To a young loon in upper Donside, before the days of the motor car, Aberdeen would have seemed a far off place. The idea that you might go to these biblical lands heard of only in Sunday school lessons would have been laughable. To go and never return would be unimaginable.

One can’t help thinking of how the families could never grieve fully, knowing that they would never see the grave or know exactly where their relative fell.

This is the tragedy of war writ large.

Young lads from tight-knit farming communities, plucked from their homes, jobs and families, transported to far off lands of which they knew little to fight a people with whom they had no quarrel, all because of leaders caught up in dreams of domination and games of one-upmanship.

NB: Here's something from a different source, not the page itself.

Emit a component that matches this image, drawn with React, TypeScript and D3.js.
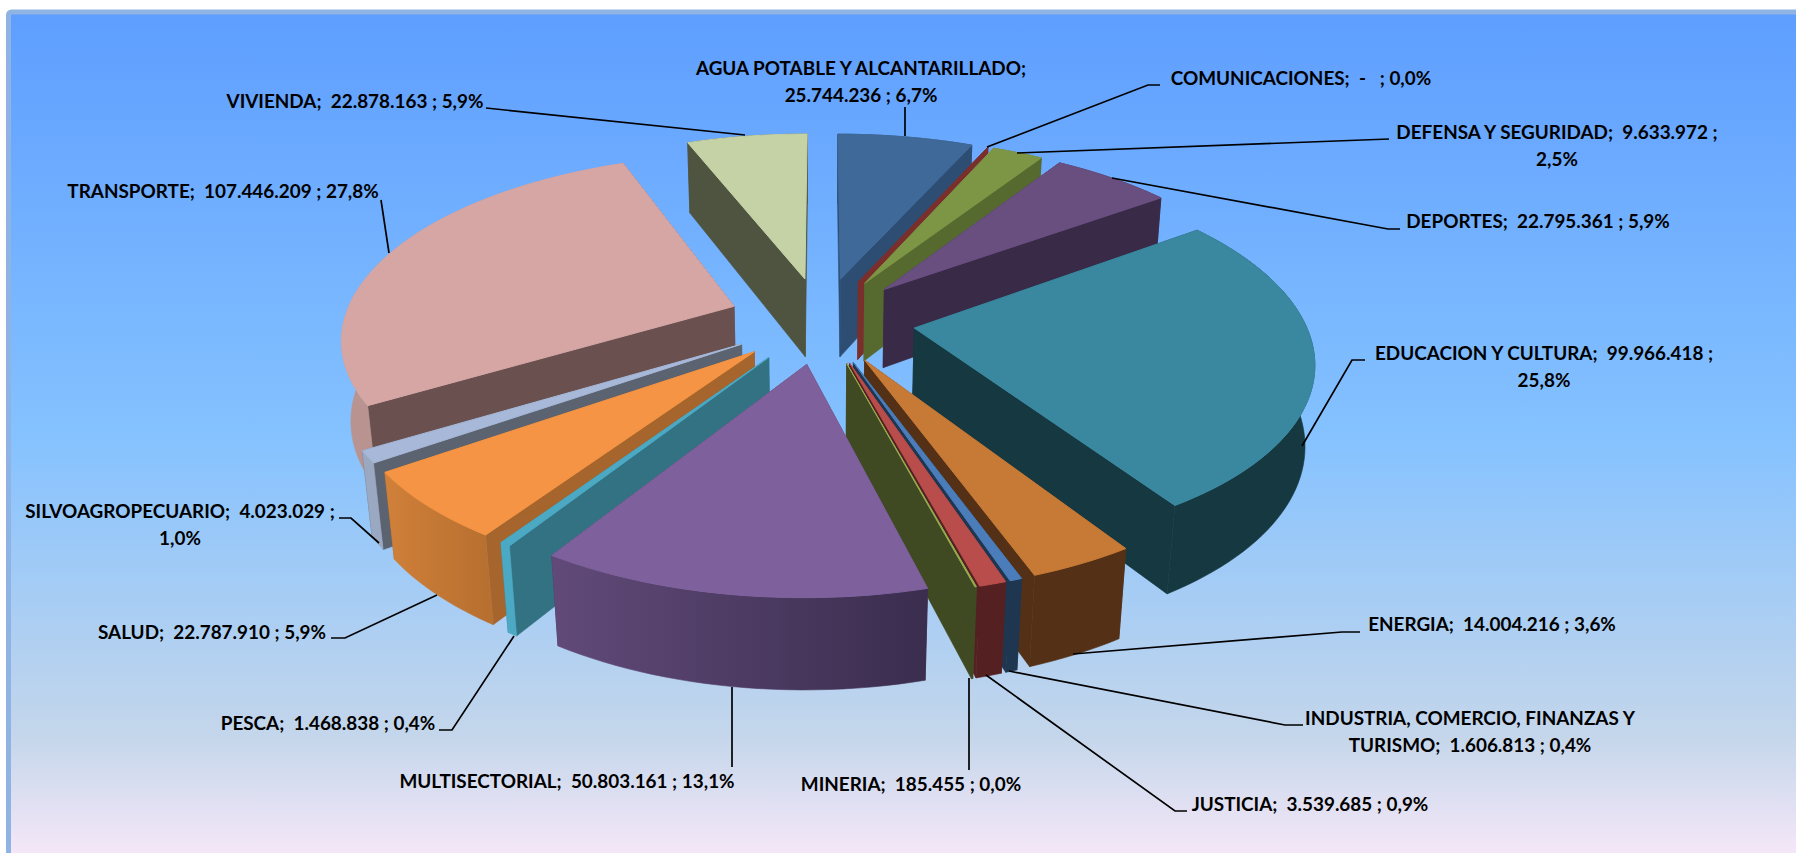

They did not die in vain. Britain’s role in the war is one of which we should be proud. Fighting for the right of Belgium and France to eschew invasion by a despotic Kaiser was the right thing to do.

But that so many were lost, and that so many families and communities destroyed, is a tragedy that we should never forget.

So this Sunday, when you attend a service, watch the ceremonies on TV or even just pause for two minutes as you go about your daily business, think of the small rural memorials around Aberdeenshire which mark so much more than names from a forgotten past, but the end of a way of life.